Objective =>
Can you set down, exactly as they appear below, the lines from the opening of the material through the one bearing "from matplotlib.ticker import", minus the pictures?

--- BEGIN ---

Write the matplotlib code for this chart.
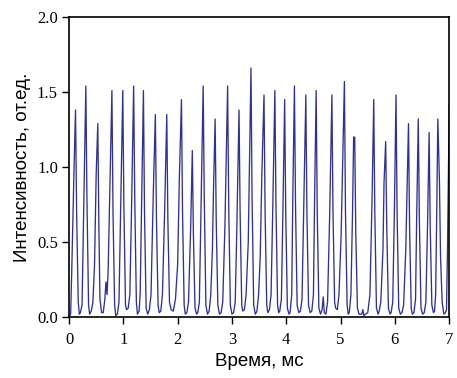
import matplotlib
matplotlib.use("Agg")
import matplotlib.pyplot as plt
from matplotlib.ticker import FormatStrFormatter

# Intensity trace vertices: time in ms, intensity in rel. units
t_ms = [
    0.00, 0.03, 0.05, 0.09, 0.12, 0.14, 0.17, 0.19,
    0.21, 0.24, 0.27, 0.31, 0.33, 0.36, 0.38,
    0.41, 0.44, 0.47, 0.50, 0.53, 0.55, 0.57, 0.60,
    0.63, 0.66, 0.68, 0.70, 0.72, 0.76, 0.79, 0.81, 0.84, 0.86,
    0.89, 0.92, 0.95, 0.99, 1.01, 1.04, 1.06,
    1.09, 1.12, 1.15, 1.19, 1.21, 1.24, 1.26,
    1.29, 1.31, 1.34, 1.37, 1.39, 1.42, 1.45,
    1.48, 1.51, 1.55, 1.59, 1.61, 1.64, 1.66,
    1.69, 1.72, 1.76, 1.80, 1.82, 1.85, 1.88,
    1.92, 1.96, 2.00, 2.03, 2.07, 2.09, 2.12, 2.14,
    2.17, 2.20, 2.24, 2.27, 2.29, 2.32, 2.35,
    2.37, 2.40, 2.43, 2.47, 2.49, 2.52, 2.55,
    2.58, 2.61, 2.64, 2.66, 2.69, 2.71, 2.74, 2.77,
    2.80, 2.83, 2.87, 2.92, 2.94, 2.97, 3.00,
    3.03, 3.06, 3.09, 3.13, 3.15, 3.18, 3.20,
    3.23, 3.26, 3.30, 3.35, 3.37, 3.40, 3.43,
    3.46, 3.49, 3.52, 3.55, 3.59, 3.61, 3.64, 3.66,
    3.69, 3.72, 3.75, 3.79, 3.81, 3.84, 3.86,
    3.88, 3.91, 3.94, 3.97, 3.99, 4.02, 4.05,
    4.07, 4.10, 4.12, 4.15, 4.17, 4.20, 4.23,
    4.26, 4.29, 4.32, 4.36, 4.38, 4.41, 4.44,
    4.47, 4.50, 4.52, 4.55, 4.57, 4.60, 4.63,
    4.66, 4.68, 4.70,
    4.73, 4.76, 4.80, 4.84, 4.86, 4.89, 4.91,
    4.94, 4.97, 5.01, 5.07, 5.09, 5.12, 5.14,
    5.16, 5.19, 5.22, 5.24, 5.26, 5.28, 5.31, 5.34,
    5.37, 5.39, 5.41, 5.43,
    5.46, 5.50, 5.54, 5.58, 5.61, 5.63, 5.66, 5.69,
    5.71, 5.74, 5.78, 5.80, 5.83, 5.85, 5.88, 5.91,
    5.93, 5.96, 5.99, 6.02, 6.04, 6.07, 6.10,
    6.13, 6.16, 6.20, 6.25, 6.27, 6.30, 6.32,
    6.35, 6.38, 6.40, 6.43, 6.45, 6.48, 6.51,
    6.54, 6.57, 6.60, 6.63, 6.65, 6.68, 6.71,
    6.73, 6.75, 6.77, 6.79, 6.82, 6.84, 6.87, 6.90,
    6.93, 6.95, 6.97, 7.00,
]

intensity = [
    0.00, 0.02, 0.30, 0.95, 1.38, 0.70, 0.10, 0.02,
    0.03, 0.08, 0.70, 1.54, 0.80, 0.08, 0.02,
    0.04, 0.10, 0.35, 0.95, 1.29, 0.60, 0.12, 0.03,
    0.03, 0.12, 0.235, 0.15, 0.30, 1.00, 1.51, 0.70, 0.08, 0.01,
    0.02, 0.10, 0.70, 1.51, 0.75, 0.08, 0.05,
    0.06, 0.15, 0.70, 1.54, 0.80, 0.10, 0.02,
    0.04, 0.15, 0.85, 1.51, 0.70, 0.06, 0.02,
    0.05, 0.15, 0.80, 1.35, 0.65, 0.08, 0.03,
    0.04, 0.15, 0.70, 1.35, 0.65, 0.10, 0.05,
    0.04, 0.12, 0.35, 0.90, 1.45, 0.70, 0.08, 0.02,
    0.03, 0.10, 0.60, 1.11, 0.55, 0.06, 0.02,
    0.03, 0.10, 0.70, 1.54, 0.80, 0.08, 0.02,
    0.04, 0.15, 0.45, 0.85, 1.32, 0.65, 0.08, 0.02,
    0.03, 0.10, 0.60, 1.54, 0.75, 0.08, 0.02,
    0.03, 0.10, 0.60, 1.38, 0.70, 0.08, 0.04,
    0.05, 0.15, 0.50, 1.66, 0.80, 0.08, 0.02,
    0.04, 0.15, 0.40, 0.95, 1.48, 0.70, 0.08, 0.03,
    0.05, 0.15, 0.70, 1.51, 0.75, 0.08, 0.03,
    0.04, 0.12, 0.75, 1.45, 0.70, 0.06, 0.02,
    0.03, 0.15, 0.80, 1.54, 0.75, 0.08, 0.03,
    0.04, 0.12, 0.70, 1.48, 0.70, 0.08, 0.03,
    0.04, 0.15, 0.75, 1.51, 0.70, 0.06, 0.02,
    0.05, 0.135, 0.03,
    0.02, 0.10, 0.70, 1.48, 0.70, 0.10, 0.06,
    0.05, 0.15, 0.55, 1.57, 0.70, 0.08, 0.02,
    0.03, 0.15, 0.70, 1.20, 1.20, 0.55, 0.06, 0.02,
    0.02, 0.02, 0.05, 0.01,
    0.02, 0.03, 0.15, 0.80, 1.45, 0.70, 0.06, 0.02,
    0.04, 0.10, 0.45, 0.90, 1.17, 0.60, 0.06, 0.02,
    0.03, 0.10, 0.70, 1.48, 0.70, 0.06, 0.02,
    0.03, 0.08, 0.45, 1.29, 0.60, 0.06, 0.02,
    0.03, 0.12, 0.65, 1.32, 0.65, 0.06, 0.02,
    0.03, 0.10, 0.60, 1.23, 0.60, 0.08, 0.03,
    0.04, 0.15, 0.70, 1.32, 0.90, 0.40, 0.10, 0.02,
    0.03, 0.05, 0.50, 1.41,
]

x_ticks = [0, 1, 2, 3, 4, 5, 6, 7]
y_ticks = [0.0, 0.5, 1.0, 1.5, 2.0]

fig = plt.figure(figsize=(4.57, 3.78), dpi=100)
ax = fig.add_axes([0.151, 0.161, 0.832, 0.794])

ax.plot(t_ms, intensity, color="#30309a", lw=0.95)

ax.set_xlim(0, 7)
ax.set_ylim(0, 2.0)
ax.set_xticks(x_ticks)
ax.set_yticks(y_ticks)
ax.yaxis.set_major_formatter(FormatStrFormatter("%.1f"))

for lbl in ax.get_xticklabels() + ax.get_yticklabels():
    lbl.set_fontfamily("Liberation Serif")
    lbl.set_fontsize(12)

ax.tick_params(direction="out", length=5, width=1.0, top=False, right=False)
ax.tick_params(axis="y", pad=3)
ax.tick_params(axis="x", pad=6)
for sp in ax.spines.values():
    sp.set_linewidth(1.2)
    sp.set_color("black")

ax.set_xlabel("Время, мс", family="Liberation Sans", fontsize=13.5, labelpad=3)
ax.set_ylabel("Интенсивность, от.ед.", family="Liberation Sans", fontsize=13.5, labelpad=4)

fig.savefig("out.png", dpi=100)
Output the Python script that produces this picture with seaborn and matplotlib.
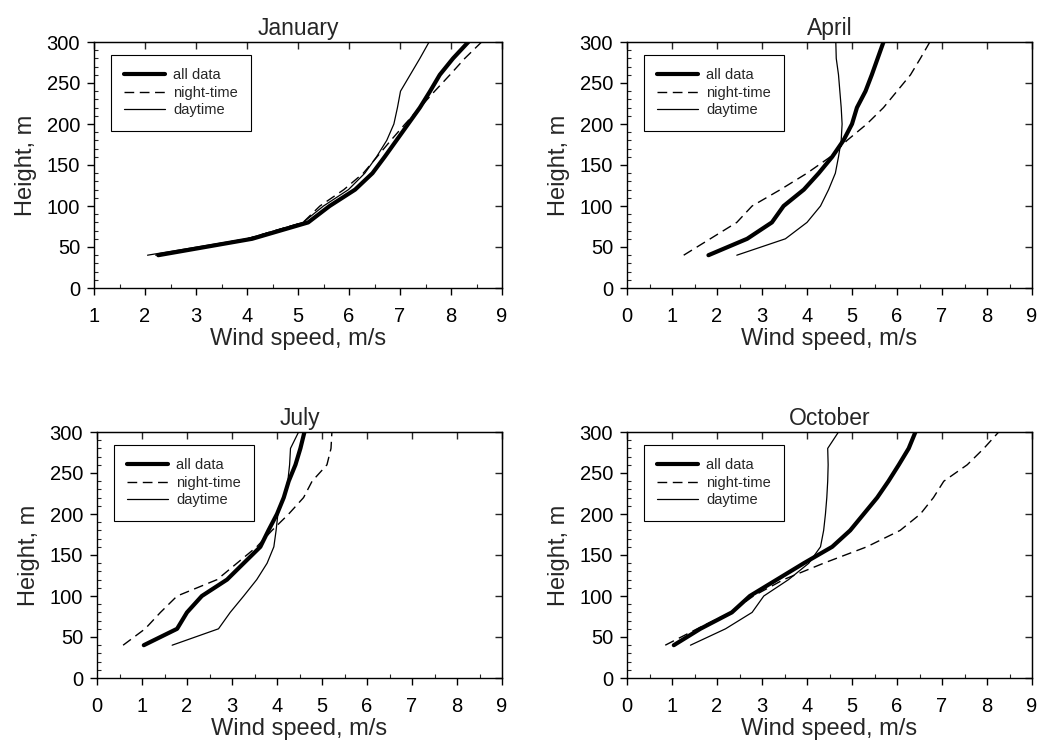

--- END ---

Answer to this task =>
Write the matplotlib code for this chart.
import matplotlib
matplotlib.use("Agg")
import matplotlib.pyplot as plt
from matplotlib.ticker import FormatStrFormatter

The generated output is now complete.